California Code of Regulations
Title 10 - Investment
Chapter 5 - Insurance Commissioner
Subchapter 3 - Insurers
Article 11.2 - Separate Account or Accounts-Modified Guaranteed Annuities
Section 2534.29 - Reserve Liabilities
Current through Register 2024 Notice Reg. No. 38, September 20, 2024
The reserve liabilities for modified guaranteed annuities shall be established in accordance with actuarial procedures that recognize:
(a) That assets of the separate account are based on market values;
(b) The variable nature of benefits provided; and
(c) Any mortality guarantees.
As a minimum, the separate account liability will equal the surrender value based upon the market-value adjustment formula contained in the contract. If that liability is greater than the market value of the assets, a transfer of assets will be made into the separate account so that the market value of the assets at least equals that of the liabilities. Also, any additional reserve that is needed to cover future guaranteed benefits will also be set up by the valuation actuary.

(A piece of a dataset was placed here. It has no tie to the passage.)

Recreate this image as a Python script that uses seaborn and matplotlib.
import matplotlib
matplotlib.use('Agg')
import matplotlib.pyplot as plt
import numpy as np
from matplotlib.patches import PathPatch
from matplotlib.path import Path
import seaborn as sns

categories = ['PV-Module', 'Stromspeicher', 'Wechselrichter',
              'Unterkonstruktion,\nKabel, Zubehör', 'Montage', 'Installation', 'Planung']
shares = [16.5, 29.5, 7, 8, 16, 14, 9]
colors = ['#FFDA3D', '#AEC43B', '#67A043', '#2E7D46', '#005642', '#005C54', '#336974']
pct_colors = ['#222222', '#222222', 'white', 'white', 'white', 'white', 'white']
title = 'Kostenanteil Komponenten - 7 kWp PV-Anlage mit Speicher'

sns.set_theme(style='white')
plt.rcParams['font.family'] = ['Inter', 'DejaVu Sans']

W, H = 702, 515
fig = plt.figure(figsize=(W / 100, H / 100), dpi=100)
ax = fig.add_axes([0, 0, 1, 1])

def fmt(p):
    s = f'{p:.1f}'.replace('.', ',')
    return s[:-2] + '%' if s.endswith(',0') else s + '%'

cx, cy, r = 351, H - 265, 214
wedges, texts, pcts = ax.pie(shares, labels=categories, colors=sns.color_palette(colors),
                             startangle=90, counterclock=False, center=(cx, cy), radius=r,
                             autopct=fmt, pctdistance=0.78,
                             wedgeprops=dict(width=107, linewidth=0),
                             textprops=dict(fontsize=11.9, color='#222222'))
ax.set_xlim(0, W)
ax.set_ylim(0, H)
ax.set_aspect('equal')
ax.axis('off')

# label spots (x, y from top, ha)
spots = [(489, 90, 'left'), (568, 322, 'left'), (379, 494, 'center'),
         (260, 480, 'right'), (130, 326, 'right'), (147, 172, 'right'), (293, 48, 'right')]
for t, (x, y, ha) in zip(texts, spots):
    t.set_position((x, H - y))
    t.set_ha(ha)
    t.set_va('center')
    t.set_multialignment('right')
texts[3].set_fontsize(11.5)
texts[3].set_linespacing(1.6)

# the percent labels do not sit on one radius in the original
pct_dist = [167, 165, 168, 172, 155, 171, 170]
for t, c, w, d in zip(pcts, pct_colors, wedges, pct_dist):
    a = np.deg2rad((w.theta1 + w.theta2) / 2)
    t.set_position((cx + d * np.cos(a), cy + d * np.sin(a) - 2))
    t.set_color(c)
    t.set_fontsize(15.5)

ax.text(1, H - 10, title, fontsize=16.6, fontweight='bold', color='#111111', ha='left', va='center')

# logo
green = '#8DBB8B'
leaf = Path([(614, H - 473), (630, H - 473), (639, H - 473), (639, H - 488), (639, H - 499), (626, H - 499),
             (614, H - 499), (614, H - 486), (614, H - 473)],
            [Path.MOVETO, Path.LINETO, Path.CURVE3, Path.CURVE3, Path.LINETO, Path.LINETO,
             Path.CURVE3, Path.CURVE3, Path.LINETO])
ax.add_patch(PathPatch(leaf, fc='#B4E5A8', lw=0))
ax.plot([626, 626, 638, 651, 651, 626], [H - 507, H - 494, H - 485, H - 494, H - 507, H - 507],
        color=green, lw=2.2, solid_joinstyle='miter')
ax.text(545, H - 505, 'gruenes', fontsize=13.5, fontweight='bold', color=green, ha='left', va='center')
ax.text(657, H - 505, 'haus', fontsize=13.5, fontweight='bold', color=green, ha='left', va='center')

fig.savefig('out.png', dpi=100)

The market-value adjustment formula, the interest guarantees, and the degree to which projected cash flow of assets and liabilities are matched must also be considered. Each year, the valuation actuary must provide an opinion on whether the assets in the separate account are adequate to provide all future benefits that are guaranteed.
1. New section filed 2-6-92; operative 3-9-92 (Register 92, No. 13).
Note: Authority cited: Sections 10506(h) and 10506.3(a), Insurance Code. Reference: Sections 10506(h) and 10506.3(a), Insurance Code.